Algorithm for determining largest covered area

Question

I'm looking for an algorithm which I'm sure must have been studied, but I'm not familiar enough with graph theory to even know the right terms to search for.

In the abstract, I'm looking for an algorithm to determine the set of routes between reachable vertices [x1, x2, xn] and a certain starting vertex, when each edge has a weight and each route can only have a given maximum total weight of x.

In more practical terms, I have road network and for each road segment a length and maximum travel speed. I need to determine the area that can be reached within a certain time span from any starting point on the network. If I can find the furthest away points that are reachable within that time, then I will use a convex hull algorithm to determine the area (this approximates enough for my use case).

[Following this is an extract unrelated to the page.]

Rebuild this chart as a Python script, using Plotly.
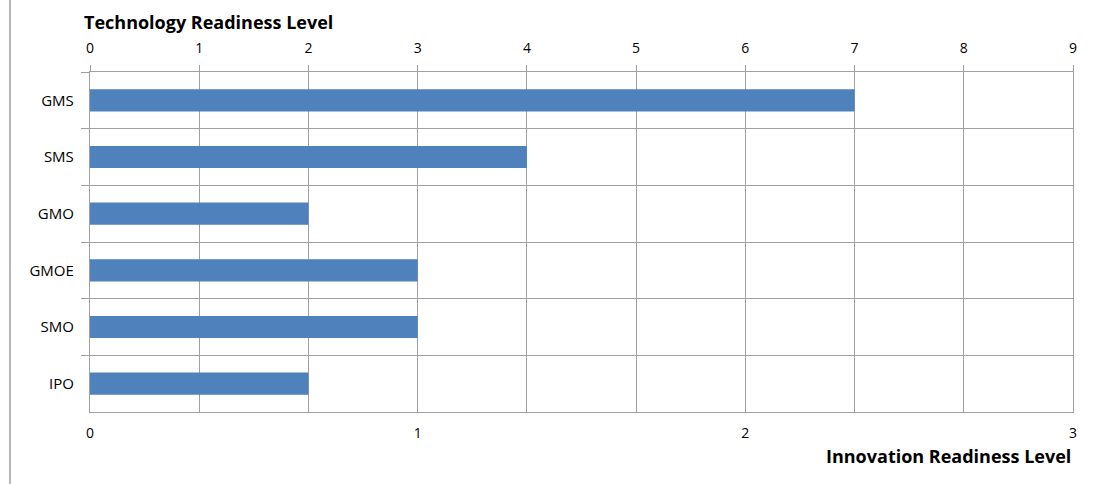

So my question, how do I find those end points? My first intuition was to use Dijkstra's algorithm and stop once I've 'consumed' a certain 'budget' of time, subtracting from that budget on each road segment; but I get stuck when the algorithm should backtrack but has used its budget. Is there a known name for this problem?

Answer 1

If I understood the problem correctly, your initial guess is right. Dijkstra's algorithm, or any other algorithm finding a shortest path from a vertex to all other vertices (like A*) will fit.

In the simplest case you can construct the graph, where weight of edges stands for minimum time required to pass this segment of road. If you have its length and maximum allowed speed, I assume you know it. Run the algorithm from the starting point, pick those vertices with the shortest path less than x. As simple as that.

If you want to optimize things, note that during the work of Dijkstra's algorithm, currently known shortest paths to the vertices are increasing monotonically with each iteration. Which is kind of expected when you deal with graphs with non-negative weights. Now, on each step you are picking an unused vertex with minimum current shortest path. If this path is greater than x, you may stop. There is no chance that you have any vertices with shortest path less than x from now on.

If you need to exactly determine points between vertices, that a vehicle can reach in a given time, it is just a small extension to the above algorithm. As a next step, consider all (u, v) edges, where u can be reached in time x, while v cannot. I.e. if we define shortest path to vertex w as t(w), we have t(u) <= x and t(v) > x. Now use some basic math to interpolate point between u and v with the coefficient (x - t(u)) / (t(v) - t(u)).